2025-11-01
In the previous post we introduced conditional rendering to our implicit neural network, so that it could render different shapes. Some novel double-renders were possible, when we conditioned the network on inputs it had not seen during training.
In this post, we will scale up these experiments to render larger conditioned scenes. From this conditioning, we will then be able to make a large world that we can move around in with our renderer.

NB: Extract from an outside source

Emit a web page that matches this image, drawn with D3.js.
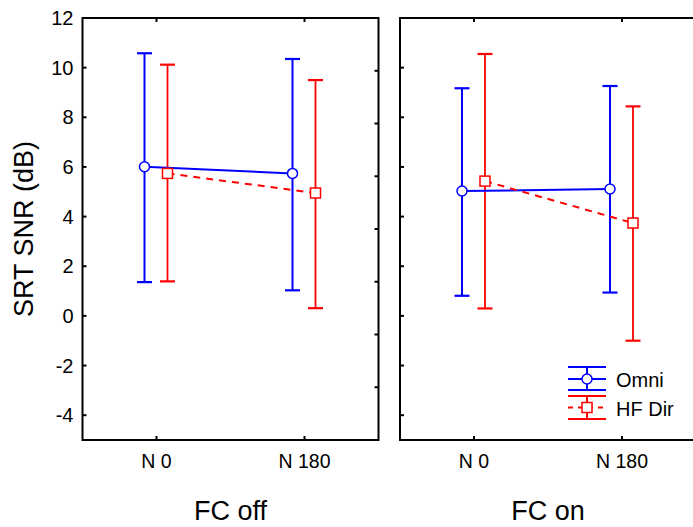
<!DOCTYPE html>
<html><head><meta charset="utf-8">
<script src="https://cdn.jsdelivr.net/npm/d3@7/dist/d3.min.js"></script>
<style>body{margin:0;background:#fff;} svg{display:block;} text{font-family:Arial,"Liberation Sans",sans-serif;}</style>
</head><body>
<script>
const categories = ["N 0", "N 180"];
const panels = ["FC off", "FC on"];
const series = ["Omni", "HF Dir"];
const yTicks = [-4, -2, 0, 2, 4, 6, 8, 10, 12];
// [panel][category]
const omniMean = [[6.01, 5.74], [5.03, 5.11]];
const omniLow  = [[1.36, 1.03], [0.81, 0.94]];
const omniHigh = [[10.58, 10.35], [9.17, 9.26]];
const hfMean = [[5.74, 4.95], [5.43, 3.74]];
const hfLow  = [[1.39, 0.31], [0.30, -1.00]];
const hfHigh = [[10.12, 9.50], [10.55, 8.44]];

const W = 693, H = 527;
const svg = d3.select("body").append("svg").attr("width", W).attr("height", H);

const topY = 18, bottomY = 440, pw = 296;
const panelLeft = [82.5, 400];
const y = d3.scaleLinear().domain([-5, 12]).range([bottomY, topY]);
const off = d3.scalePoint().domain(series).range([-12, 11]);
const colors = {"Omni": "#0000ff", "HF Dir": "#ff0000"};
const data = {
  "Omni": {mean: omniMean, low: omniLow, high: omniHigh},
  "HF Dir": {mean: hfMean, low: hfLow, high: hfHigh}
};
const capW = 15;

panels.forEach((pn, pi) => {
  const x0 = panelLeft[pi], x1 = x0 + pw;
  const x = d3.scalePoint().domain(categories).range([x0, x1]).padding(0.5);
  const g = svg.append("g");

  // frame
  g.append("rect").attr("x", x0).attr("y", topY).attr("width", pw).attr("height", bottomY - topY)
    .attr("fill", "none").attr("stroke", "#000").attr("stroke-width", 2);

  // left axis ticks (inward)
  g.selectAll(".lt").data(yTicks).join("line")
    .attr("x1", x0).attr("x2", x0 + 4).attr("y1", d => y(d)).attr("y2", d => y(d))
    .attr("stroke", "#000").attr("stroke-width", 2);
  if (pi === 0) {
    g.selectAll(".ll").data(yTicks).join("text")
      .attr("x", x0 - 9).attr("y", d => y(d) + 7).attr("text-anchor", "end")
      .attr("font-size", 20).text(d => d);
    // right axis secondary ticks
    const rs = d3.scaleLinear().domain([0, 8]).range([bottomY, topY]);
    g.selectAll(".rt").data(d3.range(1, 8)).join("line")
      .attr("x1", x1 - 4).attr("x2", x1).attr("y1", d => rs(d)).attr("y2", d => rs(d))
      .attr("stroke", "#000").attr("stroke-width", 2);
  }
  // top & bottom category ticks
  categories.forEach(c => {
    g.append("line").attr("x1", x(c)).attr("x2", x(c)).attr("y1", topY).attr("y2", topY + 4)
      .attr("stroke", "#000").attr("stroke-width", 2);
    g.append("line").attr("x1", x(c)).attr("x2", x(c)).attr("y1", bottomY).attr("y2", bottomY - 4)
      .attr("stroke", "#000").attr("stroke-width", 2);
    g.append("text").attr("x", x(c)).attr("y", 468).attr("text-anchor", "middle")
      .attr("font-size", 19.5).text(c);
  });
  g.append("text").attr("x", (x0 + x1) / 2).attr("y", 520).attr("text-anchor", "middle")
    .attr("font-size", 27).text(pn);

  // error bars
  series.slice().reverse().forEach(s => {
    const d = data[s], col = colors[s];
    categories.forEach((c, ci) => {
      const cx = x(c) + off(s);
      const sw = s === "Omni" ? 2 : 1.8;
      g.append("line").attr("x1", cx).attr("x2", cx)
        .attr("y1", y(d.low[pi][ci])).attr("y2", y(d.high[pi][ci]))
        .attr("stroke", col).attr("stroke-width", sw);
      [d.low[pi][ci], d.high[pi][ci]].forEach(v => {
        g.append("line").attr("x1", cx - capW / 2).attr("x2", cx + capW / 2)
          .attr("y1", y(v)).attr("y2", y(v)).attr("stroke", col).attr("stroke-width", 2.2);
      });
    });
  });
  // lines
  series.forEach(s => {
    const d = data[s];
    const line = d3.line().x((v, ci) => x(categories[ci]) + off(s)).y(v => y(v));
    g.append("path").attr("d", line(d.mean[pi])).attr("fill", "none")
      .attr("stroke", colors[s]).attr("stroke-width", 2)
      .attr("stroke-dasharray", s === "HF Dir" ? "7,6" : null);
  });
  // markers
  series.forEach(s => {
    const d = data[s];
    categories.forEach((c, ci) => {
      const cx = x(c) + off(s), cy = y(d.mean[pi][ci]);
      if (s === "Omni") {
        g.append("circle").attr("cx", cx).attr("cy", cy).attr("r", 5)
          .attr("fill", "#fff").attr("stroke", colors[s]).attr("stroke-width", 1.5);
      } else {
        g.append("rect").attr("x", cx - 5).attr("y", cy - 5).attr("width", 10).attr("height", 10)
          .attr("fill", "#fff").attr("stroke", colors[s]).attr("stroke-width", 1.5);
      }
    });
  });
});

// y label
svg.append("text").attr("transform", "translate(33,229) rotate(-90)")
  .attr("text-anchor", "middle").attr("font-size", 27).text("SRT SNR (dB)");

// legend
const lg = svg.append("g");
const lx0 = 568, lx1 = 606, lcx = 587;
const legRows = [{s: "Omni", y0: 367, ym: 379, y1: 390, ty: 387},
                 {s: "HF Dir", y0: 396, ym: 407.5, y1: 419, ty: 416}];
legRows.forEach(r => {
  const col = colors[r.s];
  lg.append("line").attr("x1", lcx).attr("x2", lcx).attr("y1", r.y0).attr("y2", r.y1)
    .attr("stroke", col).attr("stroke-width", 2);
  [r.y0, r.y1].forEach(yy => lg.append("line").attr("x1", lx0).attr("x2", lx1)
    .attr("y1", yy).attr("y2", yy).attr("stroke", col).attr("stroke-width", 2.2));
  lg.append("line").attr("x1", lx0).attr("x2", lx1).attr("y1", r.ym).attr("y2", r.ym)
    .attr("stroke", col).attr("stroke-width", 2)
    .attr("stroke-dasharray", r.s === "HF Dir" ? "5,5" : null);
  if (r.s === "Omni") {
    lg.append("circle").attr("cx", lcx).attr("cy", r.ym).attr("r", 5)
      .attr("fill", "#fff").attr("stroke", col).attr("stroke-width", 1.5);
  } else {
    lg.append("rect").attr("x", lcx - 5).attr("y", r.ym - 5).attr("width", 10).attr("height", 10)
      .attr("fill", "#fff").attr("stroke", col).attr("stroke-width", 1.5);
  }
  lg.append("text").attr("x", 616).attr("y", r.ty).attr("font-size", 20).text(r.s);
});
</script>
</body></html>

Let's fix our camera to a single pose. Instead of conditioning on the camera, we can condition on a grid of blocks. I'll assign each block a random color, and input these colors as a flat, ordered vector into the network. The results are a controllable grid render:

This proves that it is possible to controllably condition our network at scale. Because the ordering of out cubes is always the same, and the number of cubes does not change, we can make use of a simple architecture. If we were to scale this out to arbitrary cubes, we would probably want something more like a PointNet or a Transformer architecture. Adding camera pose to this now explodes our input space. Instead of the 4-dimensional input from before (with added positional-encodings), we now have a 4 + 64 * 3 = 2,176-dimensional input. It turns out this is fine, as long as we make sure the degree of our positional-encoding is high. In early experiments, I reduced this to a value as low as 6 or even 4. Because the resolution of our rendering is higher (due to the color complexity), this is not enough representational power. Below are the results with a moveable camera and randomly controlling the color change:
This is enough for us to make an 'endless' cube world to walk around in. Instead of training our camera in a boundary of [-4, 4] along two axis, we can just constrain it to the boundary of a single cube's length. Then when the camera passes the boundary of the cube, we move its position to the opposite side of the cube, while simultaneously shifting all the cubes along the axis of movement. This creates an illusion of movement for the player. We then generate a large grid of colored cubes, and remove a region around the player to pass to the neural network. Below is the result:
Finally, here are the training curves for some of the experiments:

The blue curve is the static training, which I stopped early because it proved that color-conditioning was working. The pink and green are the 8x8 movement render and a slightly more complex movement render to support data for infinite scrolling. Both trained for about 5 hours on a 3080 Nvidia RTX.
As we expand this neural rendering system, the advantages of controlled scalability are clear. By starting from a small problem, we can understand the capacity of implicit neural networking rendering, and slowly expand as the problem requires. In this way, we can keep our model lean. Most of the failures I encountered in the above experiments were due to data. Either the pre-processing of the data was wrong (not enough positional encodings), my camera representation was poorly interpolable (using angles instead of vector direction), or I overengineered my model (early on, I jumped right to a transformer architecture for processing the cube data, rather than trying the simplest approach first).
With this minimal demo, there are many further directions that are exciting to explore. The next step will be to increase the complexity of our world by another dimension.